Indeed, on the whole humankind is a let down. Hence Job’s fear that God has at last let us go or fired us. But there is a difference, for example, between Eliphaz’s idea that “human beings are born to trouble” and human beings, more often that not, being bad at what they were made/called to do. The latter leaves room for redeeming examples such as Noah, Job, and Jesus Christ. It is because of these that God holds on (versus letting go of us completely). It is because of these that God maintains our call to being tselem elohim. (These righteous few save the wicked many from the ash heap.)
Maybe. If the wife is not on board with God’s work of reconciliation then yes, she would be repulsed. If not, maybe she would understand and would be happy to take it.
I guess the question is, how else is the satan’s faith to be restored so as to be reconciled to humankind? How else than by the example that Job is made to set? There is no other way in this case.
The satan’s argument is that Job’s fear/obedience is out of desire for reward. Thus, if the reward is removed, so too will Job’s fear be removed. That is the test. Will Job keep fearing God when there is nothing in it for him? The satan, having no faith in humankind, thinks not. Human beings are only in it for themselves.
I agree though about covenants in the Bible. It’s justice that you describe. Job will be rewarded if he does what is right. That is God’s will (or one of God’s wills).

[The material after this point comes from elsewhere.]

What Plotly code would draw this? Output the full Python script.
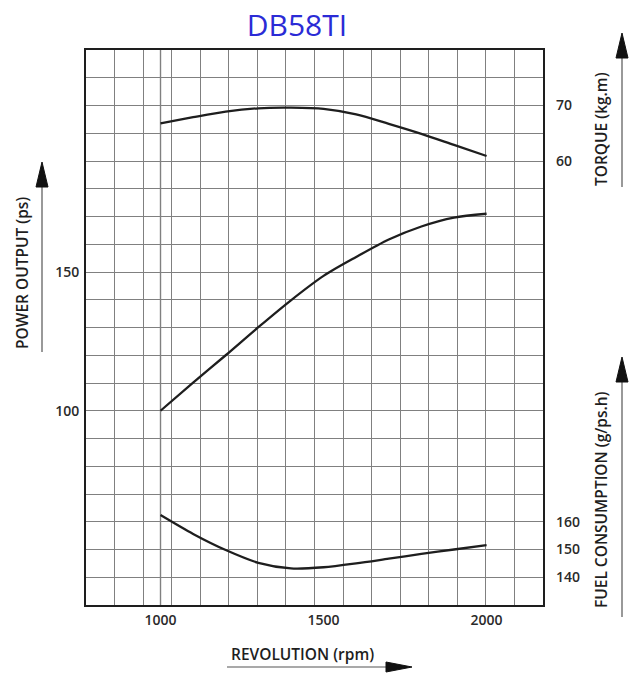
import plotly.graph_objects as go

# ---- data ----
RPM = [1000, 1100, 1200, 1300, 1400, 1500, 1600, 1700, 1800, 1900, 2000]
TORQUE = [66.8, 67.9, 68.9, 69.5, 69.6, 69.4, 68.4, 66.7, 64.9, 62.9, 60.9]   # kg.m
POWER = [100.0, 110.1, 120.0, 130.1, 139.8, 148.6, 155.4, 161.7, 166.4, 169.6, 171.0]  # ps
FUEL = [162.4, 155.6, 149.8, 145.2, 143.2, 143.6, 145.0, 146.7, 148.4, 150.0, 151.6]  # g/ps.h

X_TICKS = [1000, 1500, 2000]
POWER_TICKS = [100, 150]
TORQUE_TICKS = [60, 70]
FUEL_TICKS = [140, 150, 160]

TITLE = "DB58TI"
X_TITLE = "REVOLUTION (rpm)"
POWER_TITLE = "POWER OUTPUT (ps)"
TORQUE_TITLE = "TORQUE (kg.m)"
FUEL_TITLE = "FUEL CONSUMPTION (g/ps.h)"

W, H = 636, 675
L, R, T, B = 86, 543, 50, 605          # plot box in window pixels
FONT = "Open Sans"
INK = "#1e1e1e"
GRID = "#808080"


def px(x):
    return (x - L) / (R - L)


def py(y):
    return (B - y) / (B - T)


fig = go.Figure()
line_style = dict(color=INK, width=2.3, shape="spline", smoothing=0.8)
fig.add_trace(go.Scatter(x=RPM, y=POWER, mode="lines", line=line_style,
                         yaxis="y", showlegend=False))
fig.add_trace(go.Scatter(x=RPM, y=TORQUE, mode="lines", line=line_style,
                         yaxis="y2", showlegend=False))
fig.add_trace(go.Scatter(x=RPM, y=FUEL, mode="lines", line=line_style,
                         yaxis="y3", showlegend=False))

tickfont = dict(family=FONT, size=14, color="#2a2a2a", weight=600)
x_range = [771.5, 2173.0]
fig.update_layout(
    width=W, height=H,
    margin=dict(l=L, r=W - R, t=T, b=H - B),
    paper_bgcolor="white", plot_bgcolor="white",
    font=dict(family=FONT, color=INK, size=12),
    title=dict(text=TITLE, x=297 / W, xanchor="center",
               y=1 - 25 / H, yanchor="middle",
               yref="container", xref="container",
               font=dict(family=FONT, size=30, color="#2b2bd6")),
    xaxis=dict(range=x_range, tickvals=X_TICKS, ticks="", showgrid=False,
               zeroline=False, showline=True, mirror=True, linecolor=INK, linewidth=2,
               tickfont=tickfont, ticklabelstandoff=1,
               minor=dict(tick0=x_range[0], dtick=(x_range[1] - x_range[0]) / 16,
                          showgrid=True, gridcolor=GRID, gridwidth=1.4, ticks="")),
    yaxis=dict(range=[30, 230], tickvals=POWER_TICKS, ticks="", showgrid=True,
               gridcolor=GRID, gridwidth=1.4, zeroline=False, showline=True, mirror=True,
               linecolor=INK, linewidth=2, tickfont=tickfont, ticklabelstandoff=2,
               minor=dict(tick0=0, dtick=10, showgrid=True, gridcolor=GRID,
                          gridwidth=1.4, ticks="")),
    yaxis2=dict(range=[-20, 80], overlaying="y", side="right", tickvals=TORQUE_TICKS,
                ticks="", showgrid=False, zeroline=False, showline=False,
                tickfont=tickfont, ticklabelstandoff=12),
    yaxis3=dict(range=[130, 330], overlaying="y", side="right", tickvals=FUEL_TICKS,
                ticks="", showgrid=False, zeroline=False, showline=False,
                tickfont=tickfont, ticklabelstandoff=12),
)

# extra vertical grid line at the start of the curves (1000 rpm)
fig.add_shape(type="line", xref="x", yref="paper", x0=RPM[0], x1=RPM[0], y0=0, y1=1,
              line=dict(color=GRID, width=1.4), layer="below")

# axis titles
ann = dict(xref="paper", yref="paper", showarrow=False, xanchor="center", yanchor="middle",
           font=dict(family=FONT, size=15.5, color=INK, weight=600))
fig.add_annotation(text=POWER_TITLE, x=px(22), y=py(273), textangle=-90, **ann)
fig.add_annotation(text=TORQUE_TITLE, x=px(601), y=py(129), textangle=-90, **ann)
fig.add_annotation(text=FUEL_TITLE, x=px(601), y=py(500), textangle=-90, **ann)
fig.add_annotation(text=X_TITLE, x=px(302), y=py(654), **ann)

# arrows (decorative)
ARROW = "#111111"
SHAFT = "#555555"


def v_arrow(x, y_bottom, y_tip):
    fig.add_shape(type="line", xref="paper", yref="paper", x0=px(x), x1=px(x),
                  y0=py(y_bottom), y1=py(y_tip + 20), line=dict(color=SHAFT, width=1.2))
    path = (f"M {px(x)},{py(y_tip)} L {px(x - 6)},{py(y_tip + 25)} "
            f"L {px(x + 6)},{py(y_tip + 25)} Z")
    fig.add_shape(type="path", xref="paper", yref="paper", path=path,
                  fillcolor=ARROW, line=dict(color=ARROW, width=1))


def h_arrow(y, x_left, x_tip):
    fig.add_shape(type="line", xref="paper", yref="paper", x0=px(x_left), x1=px(x_tip - 20),
                  y0=py(y), y1=py(y), line=dict(color=SHAFT, width=1.2))
    path = (f"M {px(x_tip)},{py(y)} L {px(x_tip - 26)},{py(y - 5)} "
            f"L {px(x_tip - 26)},{py(y + 5)} Z")
    fig.add_shape(type="path", xref="paper", yref="paper", path=path,
                  fillcolor=ARROW, line=dict(color=ARROW, width=1))


v_arrow(42, 352, 162)
v_arrow(622, 187, 33)
v_arrow(622, 617, 357)
h_arrow(667, 227, 412)

# remove the browser's default page margin so the figure fills the window exactly
fig.write_html("out.html", config={"displayModeBar": False},
               post_script="document.body.style.margin='0px';")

God restores Job’s sense of himself as humankind in the speeches from the whirlwind, not verse42:7 which you speak of here. God does it by, in the first speech, undermining Job’s knowledge, and thus Job’s resigned belief that he is destined to the ash heap. In other words, God gives Job hope in the resurrection of the dead. God also does it by, in the second speech (but in the first as well), encouraging Job to stand up in his righteousness/wisdom, like Behemoth and Leviathan, to God even.
These two basic points that God makes are a confirmation that Job is still tselem elohim. That’s the short of it anyways.
There’s a difference between the integrity and worthlessness of humankind. Integrity is having been perfect. Job’s record of fearing God and turning from evil is spotless. Whether humankind is worth anything, or is worth saving from the ash heap despite Job’s integrity, is a whole other matter.
He asks it in 5:17-18. “What is a human being that you watch him?..”
There are many instances of Job’s answer, i.e., he repeatedly says he is weak and will soon be no more and chapter 3 is an outright cursing of his human life but perhaps the best place is 2:8 where Jobsits in the ash heap.
Why would Job sit in the garbage unless this was his opinion of himself/humankind?
I know the standard answer. ‘The ash heap is indicative of lament. In doing it Job is basically telling us that he is lamenting.’ That’s BS. In truth it is Job’s estimate of himself/humankind and the paradigmatic expression of what troubles him.
I’ve read it your way and admit its merits. I’ve said from the beginning that I believe the book of Job leads us to your view. Try reading it mine. It has certain advantages. Namely, it does not deny our being tselem elohim as I believe your view does (note the disparity, versus potential equality, that you stress between humankind and God, how we can’t know the greater scheme where the evil we perceive is no longer evil).
Again, then why would Job sit in the ash heap? If he didn’t think he belonged there why would he go there? You have to reconcile a rather sharp discontinuity between a Job who is happy to protest in chaps3-31 and a Job who timidly resigns himself so meekly to the garbage and never gets up in verse2:8. (If what you say is true, wouldn’t we expect, at the start of chap3, for Job to arise from the dung heap in his protest? If this was his point, that he does not belong there?)